Plotting code records
* * *

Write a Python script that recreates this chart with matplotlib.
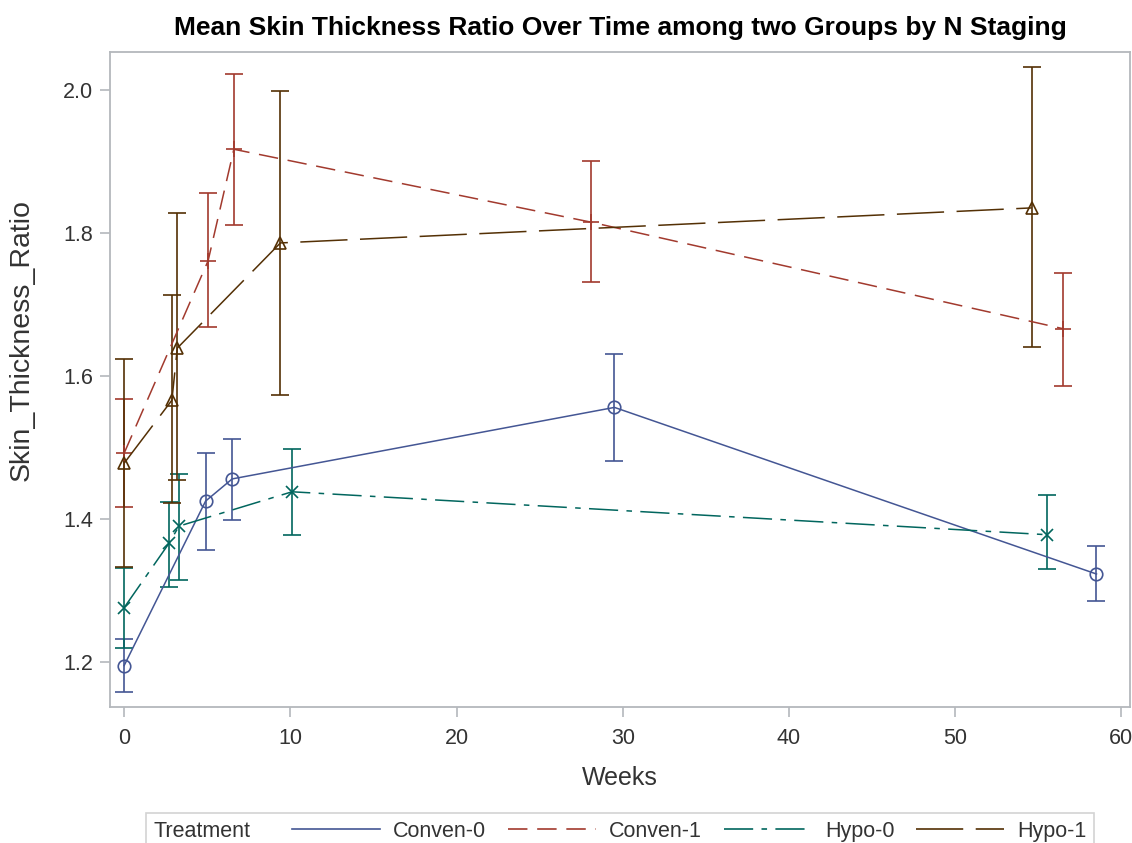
import matplotlib.pyplot as plt
from matplotlib.lines import Line2D
from matplotlib.offsetbox import HPacker

plt.rcParams['font.family'] = ['Liberation Sans', 'DejaVu Sans']
plt.rcParams['lines.scale_dashes'] = False

groups = ['Conven-0', 'Conven-1', 'Hypo-0', 'Hypo-1']

conven0_weeks = [0, 4.9, 6.5, 29.5, 58.5]
conven0_mean = [1.195, 1.425, 1.456, 1.556, 1.323]
conven0_low = [1.158, 1.357, 1.398, 1.481, 1.285]
conven0_high = [1.232, 1.492, 1.512, 1.630, 1.362]

conven1_weeks = [0, 5.05, 6.6, 28.1, 56.5]
conven1_mean = [1.492, 1.761, 1.917, 1.815, 1.666]
conven1_low = [1.417, 1.668, 1.811, 1.731, 1.586]
conven1_high = [1.568, 1.856, 2.022, 1.900, 1.744]

hypo0_weeks = [0, 2.7, 3.3, 10.1, 55.5]
hypo0_mean = [1.276, 1.366, 1.390, 1.438, 1.378]
hypo0_low = [1.220, 1.305, 1.315, 1.377, 1.330]
hypo0_high = [1.331, 1.424, 1.463, 1.498, 1.434]

hypo1_weeks = [0, 2.87, 3.2, 9.4, 54.6]
hypo1_mean = [1.478, 1.566, 1.639, 1.786, 1.835]
hypo1_low = [1.333, 1.423, 1.454, 1.573, 1.640]
hypo1_high = [1.624, 1.713, 1.828, 1.999, 2.032]

series = [
    (conven0_weeks, conven0_mean, conven0_low, conven0_high),
    (conven1_weeks, conven1_mean, conven1_low, conven1_high),
    (hypo0_weeks, hypo0_mean, hypo0_low, hypo0_high),
    (hypo1_weeks, hypo1_mean, hypo1_low, hypo1_high),
]
colors = ['#445694', '#A23A2E', '#01665E', '#543005']
styles = ['-', (0, (14, 7)), (0, (21, 6, 4, 6)), (0, (34, 9))]
markers = ['o', '+', 'x', '^']
msizes = [9, 11, 8, 8]

fig = plt.figure(figsize=(11.32, 8.43), dpi=100)
ax = fig.add_axes([0.0972, 0.1613, 0.9008, 0.777])

for (wk, mn, lo, hi), c, ls, mk, ms in zip(series, colors, styles, markers, msizes):
    yerr = [[m - l for m, l in zip(mn, lo)], [h - m for h, m in zip(hi, mn)]]
    ax.errorbar(wk, mn, yerr=yerr, color=c, ls=ls, lw=1.1, marker=mk, ms=ms,
                mfc='none', mec=c, mew=1.2, capsize=6.5, capthick=1.2, elinewidth=1.2)

ax.set_xlim(-0.85, 60.5)
ax.set_ylim(1.137, 2.053)
ax.set_xticks(range(0, 61, 10))
ax.set_yticks([1.2, 1.4, 1.6, 1.8, 2.0])
ax.set_yticklabels(['1.2', '1.4', '1.6', '1.8', '2.0'])

for s in ax.spines.values():
    s.set_color('#B4B8BC')
    s.set_linewidth(1.3)
ax.tick_params(colors='#B4B8BC', labelcolor='#333333', labelsize=15.5, length=7, width=1.2, pad=5)
ax.tick_params(axis='x', pad=8)

ax.set_xlabel('Weeks', fontsize=18, color='#333333', labelpad=12)
ax.set_ylabel('Skin_Thickness_Ratio', fontsize=20.5, color='#333333')
ax.yaxis.set_label_coords(-0.074, 0.56)
ax.set_title('Mean Skin Thickness Ratio Over Time among two Groups by N Staging',
             fontsize=19, fontweight='bold', pad=12)

handles = [Line2D([], [], color=c, ls=ls, lw=1.2) for c, ls in zip(colors, styles)]
leg = ax.legend(handles, groups, loc='upper center', bbox_to_anchor=(0.5, -0.1618),
                ncol=4, fontsize=15.5, title='Treatment', title_fontsize=15.5,
                frameon=True, fancybox=False, edgecolor='#C8C8C8',
                handlelength=4.1, handletextpad=0.6, columnspacing=1.0,
                borderpad=0.35, borderaxespad=0)
leg.get_frame().set_linewidth(1.2)
for t in leg.get_texts():
    t.set_color('#333333')
leg.get_title().set_color('#333333')
old = leg._legend_box
leg._legend_box = HPacker(pad=old.pad, sep=30, align='center', children=old.get_children())
leg._legend_box.set_figure(fig)
leg._legend_box.axes = ax
leg._legend_box.set_offset(leg._findoffset)

fig.savefig('out.png', dpi=100)
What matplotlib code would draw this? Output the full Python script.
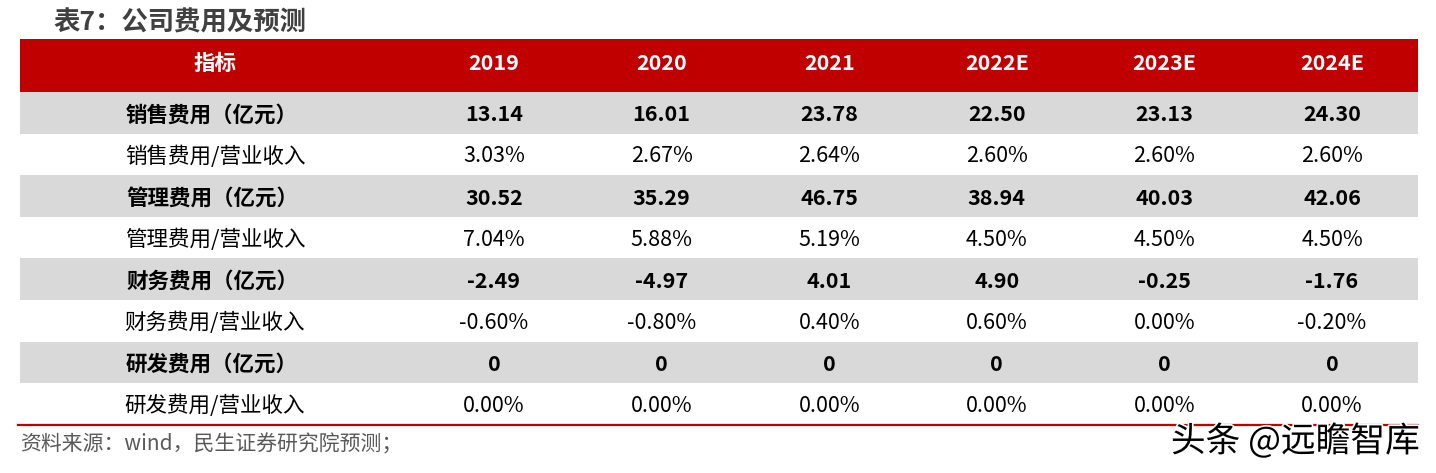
#!/usr/bin/env python3
"""
Table chart: company expenses and forecast.
"""
import matplotlib.pyplot as plt
import matplotlib.patheffects as pe
from matplotlib.patches import Rectangle

plt.rcParams['font.family'] = ['Noto Sans CJK SC', 'DejaVu Sans']

title = '表7：公司费用及预测'
source = '资料来源：wind，民生证券研究院预测；'
watermark = '头条 @远瞻智库'

header = ['指标', '2019', '2020', '2021', '2022E', '2023E', '2024E']
row_labels = ['销售费用（亿元）', '销售费用/营业收入',
              '管理费用（亿元）', '管理费用/营业收入',
              '财务费用（亿元）', '财务费用/营业收入',
              '研发费用（亿元）', '研发费用/营业收入']
sales = ['13.14', '16.01', '23.78', '22.50', '23.13', '24.30']
sales_pct = ['3.03%', '2.67%', '2.64%', '2.60%', '2.60%', '2.60%']
admin = ['30.52', '35.29', '46.75', '38.94', '40.03', '42.06']
admin_pct = ['7.04%', '5.88%', '5.19%', '4.50%', '4.50%', '4.50%']
finance = ['-2.49', '-4.97', '4.01', '4.90', '-0.25', '-1.76']
finance_pct = ['-0.60%', '-0.80%', '0.40%', '0.60%', '0.00%', '-0.20%']
rnd = ['0', '0', '0', '0', '0', '0']
rnd_pct = ['0.00%', '0.00%', '0.00%', '0.00%', '0.00%', '0.00%']


def table():
    rows = [sales, sales_pct, admin, admin_pct,
            finance, finance_pct, rnd, rnd_pct]
    red = '#C00000'
    gray = '#D9D9D9'

    fig = plt.figure(figsize=(14.36, 4.73), dpi=100)
    ax = fig.add_axes([0, 0, 1, 1])
    ax.set_xlim(0, 1436)
    ax.set_ylim(473, 0)
    ax.axis('off')

    left, right = 20, 1418
    top, head_h, row_h = 39, 53, 41.6
    label_x = 215
    col_x0, col_dx = 494, 167.6
    fs = 15.5

    ax.text(53, 23, title, fontsize=19, fontweight='bold',
            color='#404040', va='center', ha='left')

    # header
    ax.add_patch(Rectangle((left, top), right - left, head_h,
                           facecolor=red, edgecolor='none'))
    hy = top + head_h / 2 - 2
    ax.text(label_x, hy, header[0], fontsize=fs, fontweight='bold',
            color='white', ha='center', va='center')
    for j, h in enumerate(header[1:]):
        ax.text(col_x0 + j * col_dx, hy, h, fontsize=fs, fontweight='bold',
                color='white', ha='center', va='center')

    # body
    y = top + head_h
    for i, (lab, vals) in enumerate(zip(row_labels, rows)):
        bold = i % 2 == 0
        if bold:
            ax.add_patch(Rectangle((left, y), right - left, row_h,
                                   facecolor=gray, edgecolor='none'))
        cy = y + row_h / 2 + 2
        w = 'bold' if bold else 'normal'
        lx = label_x - 3 if bold else label_x
        ax.text(lx, cy, lab, fontsize=fs, fontweight=w,
                color='black', ha='center', va='center')
        for j, v in enumerate(vals):
            ax.text(col_x0 + j * col_dx, cy, v, fontsize=fs, fontweight=w,
                    color='black', ha='center', va='center')
        y += row_h

    ax.plot([18, right], [y, y], color=red, lw=1.6)

    ax.text(20, y + 20, source, fontsize=15, color='#595959',
            ha='left', va='center')

    ax.text(1420, y + 17, watermark, fontsize=25, color='black',
            ha='right', va='center', fontweight='light',
            path_effects=[pe.withStroke(linewidth=2.5, foreground='white')])

    fig.savefig('out.png', dpi=100)


table()
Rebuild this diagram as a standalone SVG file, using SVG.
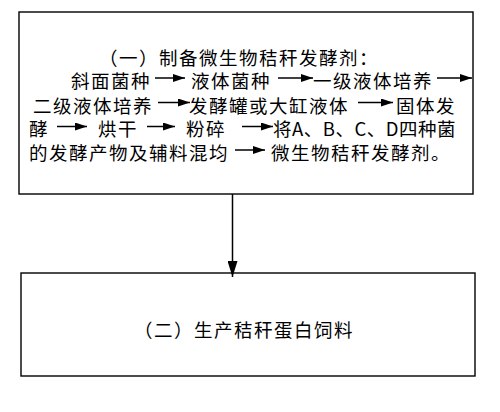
<svg xmlns="http://www.w3.org/2000/svg" width="500" height="412" viewBox="0 0 500 412">
<style>
.box{fill:#fff;stroke:#000;stroke-width:1.4}
.t{font-family:"Noto Sans CJK SC","Noto Sans",sans-serif;font-size:18.5px;letter-spacing:1.5px;fill:#000}
.a{stroke:#000;stroke-width:1.5;fill:none;marker-end:url(#ah)}
.c{stroke:#000;stroke-width:1.5;fill:none;marker-end:url(#av)}
</style>
<defs>
<marker id="ah" markerUnits="userSpaceOnUse" markerWidth="13" markerHeight="8" refX="12" refY="4" orient="auto">
<path d="M0,0 L12,4 L0,8 z" fill="#000"/>
</marker>
<marker id="av" markerUnits="userSpaceOnUse" markerWidth="17" markerHeight="10" refX="16" refY="5" orient="auto">
<path d="M0,0 L16,5 L0,10 z" fill="#000"/>
</marker>
</defs>
<rect width="500" height="412" fill="#fff"/>
<g id="node1">
<rect class="box" x="19" y="12" width="454" height="182"/>
<text class="t" x="99" y="64.5">（一）制备微生物秸秆发酵剂：</text>
<text class="t" x="71" y="88">斜面菌种</text>
<text class="t" x="191" y="88">液体菌种</text>
<text class="t" x="313" y="88">一级液体培养</text>
<text class="t" x="33" y="112.5">二级液体培养</text>
<text class="t" x="189" y="112.5">发酵罐或大缸液体</text>
<text class="t" x="396" y="112.5">固体发</text>
<text class="t" x="29" y="136">酵</text>
<text class="t" x="98" y="136">烘干</text>
<text class="t" x="186" y="136">粉碎</text>
<text class="t" x="273" y="136" textLength="184" lengthAdjust="spacing">将A、B、C、D四种菌</text>
<text class="t" x="29" y="160">的发酵产物及辅料混均</text>
<text class="t" x="271" y="160">微生物秸秆发酵剂。</text>
<g id="inline-arrows">
<line class="a" x1="155" y1="78" x2="185" y2="78"/>
<line class="a" x1="278" y1="78" x2="313" y2="78"/>
<line class="a" x1="437" y1="78" x2="472" y2="78"/>
<line class="a" x1="158" y1="102.5" x2="190" y2="102.5"/>
<line class="a" x1="358" y1="102.5" x2="393" y2="102.5"/>
<line class="a" x1="57" y1="126.5" x2="87" y2="126.5"/>
<line class="a" x1="147" y1="126.5" x2="175" y2="126.5"/>
<line class="a" x1="242" y1="126.5" x2="273" y2="126.5"/>
<line class="a" x1="235" y1="150" x2="265" y2="150"/>
</g>
</g>
<g id="node2">
<rect class="box" x="21" y="273" width="454" height="103"/>
<text class="t" x="134" y="336.5">（二）生产秸秆蛋白饲料</text>
</g>
<g id="connectors">
<line class="c" x1="232.5" y1="194" x2="232.5" y2="277"/>
</g>
</svg>
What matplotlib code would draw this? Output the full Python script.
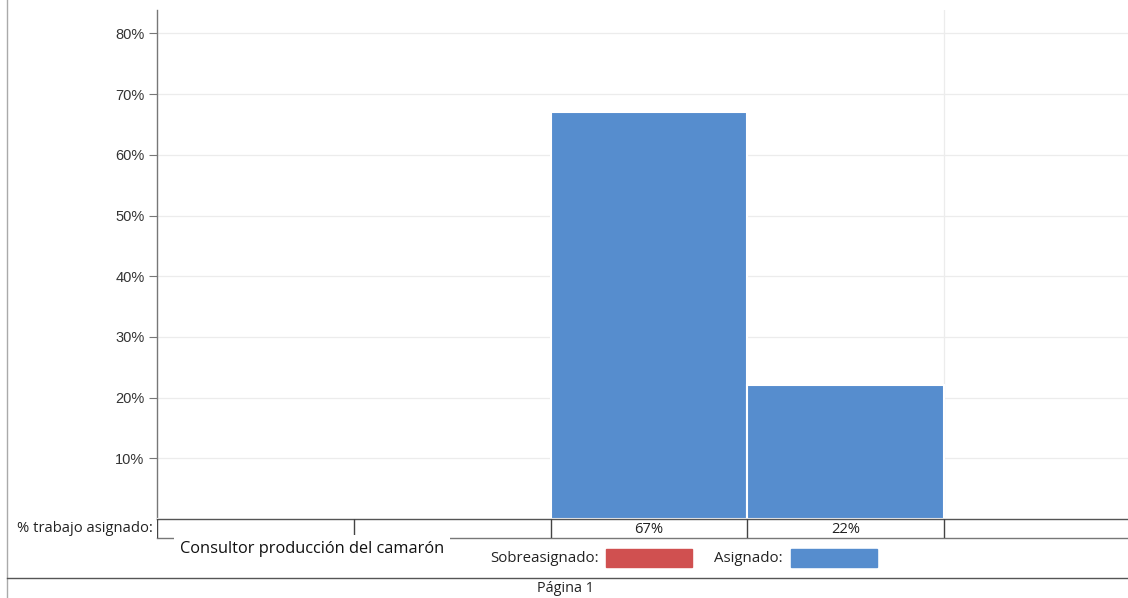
import numpy as np
import matplotlib.pyplot as plt

# asignación por columna del calendario (None = sin trabajo)
columnas = ['', '', '', '', '']
asignado = [None, None, 67, 22, None]
sobreasignado = [0, 0, 0, 0, 0]
y_ticks = [10, 20, 30, 40, 50, 60, 70, 80]
recurso = 'Consultor producción del camarón'

azul = '#568dce'
rojo = '#d05050'
W, H = 1128, 598

fig = plt.figure(figsize=(W / 100, H / 100), dpi=100)

def px_axes(x0, y_top, x1, y_bot):
    return fig.add_axes([x0 / W, 1 - y_bot / H, (x1 - x0) / W, (y_bot - y_top) / H])

col_px = (944 - 157) / 4.0
x_max = (W - 157) / col_px

# área del gráfico
ax = px_axes(157, 10, W, 519)
vals = [v if v is not None else 0 for v in asignado]
x = np.arange(len(columnas)) + 0.5
ax.bar(x, vals, width=1.0, color=azul, edgecolor='white', linewidth=1.5, zorder=3)
ax.set_xlim(0, x_max)
ax.set_ylim(0, (519 - 10) / 6.07)
ax.set_yticks(y_ticks)
ax.set_yticklabels(['%d%%' % t for t in y_ticks], fontsize=10.5, color='#333333',
                   family='Liberation Sans')
ax.tick_params(axis='y', length=6, color='#777777', pad=3)
ax.set_xticks([])
ax.grid(axis='y', color='#ececec', linewidth=0.9, zorder=0)
ax.axvline(4, color='#ececec', linewidth=0.9, zorder=0)
for s in ['top', 'right', 'bottom']:
    ax.spines[s].set_visible(False)
ax.spines['left'].set_color('#777777')
ax.spines['left'].set_linewidth(1.0)

# tabla de % trabajo asignado
tb = px_axes(157, 519, W, 538)
tb.set_xlim(0, x_max)
tb.set_ylim(0, 1)
tb.axis('off')
tb.axhline(1, color='#555555', linewidth=1.0, clip_on=False)
tb.axhline(0, color='#777777', linewidth=1.0, clip_on=False)
for i in range(len(columnas)):
    tb.axvline(i, color='#444444', linewidth=1.0)
for xi, v in zip(x, asignado):
    if v is not None:
        tb.text(xi, 0.45, '%d%%' % v, ha='center', va='center', fontsize=10.6,
                family='Open Sans', color='#222222')

fig.text(153 / W, 1 - 528 / H, '% trabajo asignado:', ha='right', va='center',
         fontsize=10.6, family='Open Sans', color='#222222')

fig.text(180 / W, 1 - 549 / H, recurso, ha='left', va='center', fontsize=11.8,
         family='Open Sans', color='#111111',
         bbox=dict(facecolor='white', edgecolor='none', pad=4))

# leyenda
fig.text(490 / W, 1 - 558 / H, 'Sobreasignado:', ha='left', va='center',
         fontsize=10.8, family='Open Sans', color='#222222')
fig.patches.append(plt.Rectangle((606 / W, 1 - 567 / H), 86 / W, 18 / H,
                                 transform=fig.transFigure, color=rojo))
fig.text(714 / W, 1 - 558 / H, 'Asignado:', ha='left', va='center',
         fontsize=10.8, family='Open Sans', color='#222222')
fig.patches.append(plt.Rectangle((791 / W, 1 - 567 / H), 86 / W, 18 / H,
                                 transform=fig.transFigure, color=azul))

# bordes de página y pie
fig.add_artist(plt.Line2D([7 / W, 7 / W], [0, 1], transform=fig.transFigure,
                          color='#aaaaaa', linewidth=1.0))
fig.add_artist(plt.Line2D([7 / W, 1], [1 - 578 / H, 1 - 578 / H],
                          transform=fig.transFigure, color='#555555', linewidth=1.0))
fig.text(565 / W, 1 - 589 / H, 'Página 1', ha='center', va='center',
         fontsize=10.4, family='Open Sans', color='#222222')

fig.savefig('out.png', dpi=100)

* * *

What is expected
Leave the pictures out, and restate exactly the lines from the start of the records through the one that contains "msizes = [9, 11, 8, 8]".

Full answer
Write a Python script that recreates this chart with matplotlib.
import matplotlib.pyplot as plt
from matplotlib.lines import Line2D
from matplotlib.offsetbox import HPacker

plt.rcParams['font.family'] = ['Liberation Sans', 'DejaVu Sans']
plt.rcParams['lines.scale_dashes'] = False

groups = ['Conven-0', 'Conven-1', 'Hypo-0', 'Hypo-1']

conven0_weeks = [0, 4.9, 6.5, 29.5, 58.5]
conven0_mean = [1.195, 1.425, 1.456, 1.556, 1.323]
conven0_low = [1.158, 1.357, 1.398, 1.481, 1.285]
conven0_high = [1.232, 1.492, 1.512, 1.630, 1.362]

conven1_weeks = [0, 5.05, 6.6, 28.1, 56.5]
conven1_mean = [1.492, 1.761, 1.917, 1.815, 1.666]
conven1_low = [1.417, 1.668, 1.811, 1.731, 1.586]
conven1_high = [1.568, 1.856, 2.022, 1.900, 1.744]

hypo0_weeks = [0, 2.7, 3.3, 10.1, 55.5]
hypo0_mean = [1.276, 1.366, 1.390, 1.438, 1.378]
hypo0_low = [1.220, 1.305, 1.315, 1.377, 1.330]
hypo0_high = [1.331, 1.424, 1.463, 1.498, 1.434]

hypo1_weeks = [0, 2.87, 3.2, 9.4, 54.6]
hypo1_mean = [1.478, 1.566, 1.639, 1.786, 1.835]
hypo1_low = [1.333, 1.423, 1.454, 1.573, 1.640]
hypo1_high = [1.624, 1.713, 1.828, 1.999, 2.032]

series = [
    (conven0_weeks, conven0_mean, conven0_low, conven0_high),
    (conven1_weeks, conven1_mean, conven1_low, conven1_high),
    (hypo0_weeks, hypo0_mean, hypo0_low, hypo0_high),
    (hypo1_weeks, hypo1_mean, hypo1_low, hypo1_high),
]
colors = ['#445694', '#A23A2E', '#01665E', '#543005']
styles = ['-', (0, (14, 7)), (0, (21, 6, 4, 6)), (0, (34, 9))]
markers = ['o', '+', 'x', '^']
msizes = [9, 11, 8, 8]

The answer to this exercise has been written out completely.